## GOAL OF THE EXERCISE
Pick out every line in the data below that holds "this".

## EXCERPTED RECORDS
----
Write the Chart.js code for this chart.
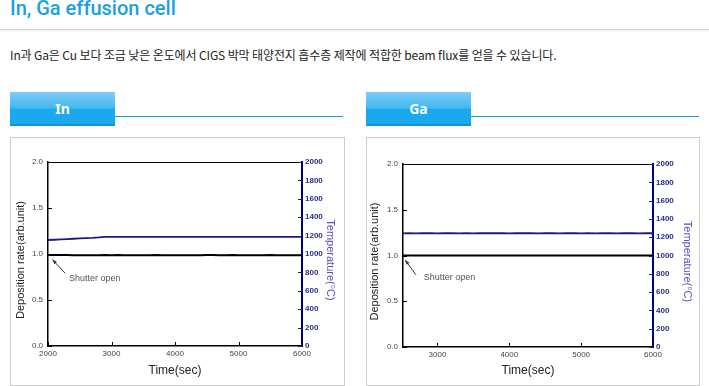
----
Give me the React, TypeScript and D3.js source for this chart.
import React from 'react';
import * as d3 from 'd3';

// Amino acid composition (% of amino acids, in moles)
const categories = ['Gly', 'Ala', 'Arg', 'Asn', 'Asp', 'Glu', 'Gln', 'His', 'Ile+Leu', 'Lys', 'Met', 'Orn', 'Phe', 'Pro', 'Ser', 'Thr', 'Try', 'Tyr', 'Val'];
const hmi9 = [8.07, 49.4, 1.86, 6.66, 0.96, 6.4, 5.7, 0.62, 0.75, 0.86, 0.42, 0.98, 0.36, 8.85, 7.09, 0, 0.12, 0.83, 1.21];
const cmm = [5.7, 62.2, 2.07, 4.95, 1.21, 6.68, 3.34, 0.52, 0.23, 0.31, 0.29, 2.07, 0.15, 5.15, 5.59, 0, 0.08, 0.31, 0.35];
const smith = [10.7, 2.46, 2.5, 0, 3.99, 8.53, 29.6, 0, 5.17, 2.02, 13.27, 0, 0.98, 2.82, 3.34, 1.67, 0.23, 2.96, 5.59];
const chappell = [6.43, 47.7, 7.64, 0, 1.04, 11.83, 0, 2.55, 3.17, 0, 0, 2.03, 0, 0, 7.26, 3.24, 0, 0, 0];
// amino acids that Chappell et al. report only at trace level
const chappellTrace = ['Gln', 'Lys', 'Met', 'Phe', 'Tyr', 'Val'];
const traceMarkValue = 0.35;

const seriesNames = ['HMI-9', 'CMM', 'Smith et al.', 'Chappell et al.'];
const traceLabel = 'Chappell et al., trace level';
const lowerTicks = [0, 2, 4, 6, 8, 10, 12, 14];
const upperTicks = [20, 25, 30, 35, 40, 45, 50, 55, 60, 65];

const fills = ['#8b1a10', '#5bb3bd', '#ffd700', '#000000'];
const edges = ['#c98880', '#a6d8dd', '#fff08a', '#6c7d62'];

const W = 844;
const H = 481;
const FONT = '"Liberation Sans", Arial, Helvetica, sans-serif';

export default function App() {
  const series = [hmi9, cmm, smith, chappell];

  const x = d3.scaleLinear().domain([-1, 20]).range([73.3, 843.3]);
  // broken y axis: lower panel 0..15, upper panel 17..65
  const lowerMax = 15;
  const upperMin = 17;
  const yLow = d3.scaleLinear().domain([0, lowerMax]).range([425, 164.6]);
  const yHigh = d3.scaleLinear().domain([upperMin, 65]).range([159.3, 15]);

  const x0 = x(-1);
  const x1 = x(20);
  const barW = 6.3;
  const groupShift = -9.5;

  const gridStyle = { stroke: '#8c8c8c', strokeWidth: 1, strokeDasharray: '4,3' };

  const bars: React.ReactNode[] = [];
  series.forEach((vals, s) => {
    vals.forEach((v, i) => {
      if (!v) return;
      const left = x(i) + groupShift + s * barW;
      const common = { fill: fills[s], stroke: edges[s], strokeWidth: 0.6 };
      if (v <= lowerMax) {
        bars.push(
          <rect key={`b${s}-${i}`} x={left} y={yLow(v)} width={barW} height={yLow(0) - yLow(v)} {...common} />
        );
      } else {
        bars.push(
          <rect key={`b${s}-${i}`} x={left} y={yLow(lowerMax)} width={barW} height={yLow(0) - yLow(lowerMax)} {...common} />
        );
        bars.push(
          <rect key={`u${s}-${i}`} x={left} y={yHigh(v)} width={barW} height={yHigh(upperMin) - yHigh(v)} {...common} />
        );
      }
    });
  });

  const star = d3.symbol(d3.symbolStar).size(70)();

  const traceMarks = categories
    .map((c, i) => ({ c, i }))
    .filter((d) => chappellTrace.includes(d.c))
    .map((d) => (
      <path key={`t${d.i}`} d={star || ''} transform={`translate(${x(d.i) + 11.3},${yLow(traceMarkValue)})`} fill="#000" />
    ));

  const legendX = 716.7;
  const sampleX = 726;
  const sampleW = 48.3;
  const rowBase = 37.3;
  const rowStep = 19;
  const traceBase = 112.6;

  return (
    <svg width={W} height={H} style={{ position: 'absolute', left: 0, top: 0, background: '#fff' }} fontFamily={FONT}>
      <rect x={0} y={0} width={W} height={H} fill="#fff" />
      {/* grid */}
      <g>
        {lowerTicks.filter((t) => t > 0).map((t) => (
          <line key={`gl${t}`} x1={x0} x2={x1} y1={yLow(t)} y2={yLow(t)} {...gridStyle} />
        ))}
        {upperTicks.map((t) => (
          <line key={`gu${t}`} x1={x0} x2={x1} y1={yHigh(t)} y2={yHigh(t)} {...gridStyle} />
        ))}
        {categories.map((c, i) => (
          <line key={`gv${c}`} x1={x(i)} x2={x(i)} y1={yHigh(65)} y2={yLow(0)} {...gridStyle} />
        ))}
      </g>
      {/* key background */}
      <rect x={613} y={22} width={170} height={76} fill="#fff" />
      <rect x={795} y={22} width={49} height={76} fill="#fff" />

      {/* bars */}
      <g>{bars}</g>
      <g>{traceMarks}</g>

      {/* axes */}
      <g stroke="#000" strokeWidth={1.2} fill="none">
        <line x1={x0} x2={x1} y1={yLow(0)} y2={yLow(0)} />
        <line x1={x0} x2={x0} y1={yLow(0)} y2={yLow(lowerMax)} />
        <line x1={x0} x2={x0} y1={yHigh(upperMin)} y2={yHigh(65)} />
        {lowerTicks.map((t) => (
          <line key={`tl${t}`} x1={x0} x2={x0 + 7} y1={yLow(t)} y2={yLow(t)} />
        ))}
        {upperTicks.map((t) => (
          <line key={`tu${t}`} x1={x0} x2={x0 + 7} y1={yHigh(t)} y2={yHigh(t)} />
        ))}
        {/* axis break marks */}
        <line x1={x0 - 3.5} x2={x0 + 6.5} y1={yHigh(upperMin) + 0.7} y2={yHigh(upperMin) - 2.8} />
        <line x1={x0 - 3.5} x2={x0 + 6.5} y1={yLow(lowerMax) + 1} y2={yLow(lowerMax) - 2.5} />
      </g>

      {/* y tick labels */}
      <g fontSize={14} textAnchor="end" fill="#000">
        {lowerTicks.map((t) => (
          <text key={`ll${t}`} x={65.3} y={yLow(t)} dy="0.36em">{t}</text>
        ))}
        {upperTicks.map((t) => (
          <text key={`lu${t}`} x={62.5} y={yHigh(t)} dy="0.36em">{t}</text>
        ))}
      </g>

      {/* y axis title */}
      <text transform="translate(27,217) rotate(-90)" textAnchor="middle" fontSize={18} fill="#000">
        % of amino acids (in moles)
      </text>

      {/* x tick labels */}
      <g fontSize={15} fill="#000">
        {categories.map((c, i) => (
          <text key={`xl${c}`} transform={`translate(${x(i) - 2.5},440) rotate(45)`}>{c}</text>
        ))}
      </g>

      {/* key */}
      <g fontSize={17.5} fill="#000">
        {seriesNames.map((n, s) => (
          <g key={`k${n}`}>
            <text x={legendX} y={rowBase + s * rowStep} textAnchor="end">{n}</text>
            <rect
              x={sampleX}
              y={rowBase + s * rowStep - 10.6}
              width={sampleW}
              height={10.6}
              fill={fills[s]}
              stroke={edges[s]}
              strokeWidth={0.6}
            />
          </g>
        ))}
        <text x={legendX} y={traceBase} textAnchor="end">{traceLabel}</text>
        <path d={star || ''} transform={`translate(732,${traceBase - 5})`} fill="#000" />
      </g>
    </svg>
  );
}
----
## ANSWER IN FULL
Write the Chart.js code for this chart.
Give me the React, TypeScript and D3.js source for this chart.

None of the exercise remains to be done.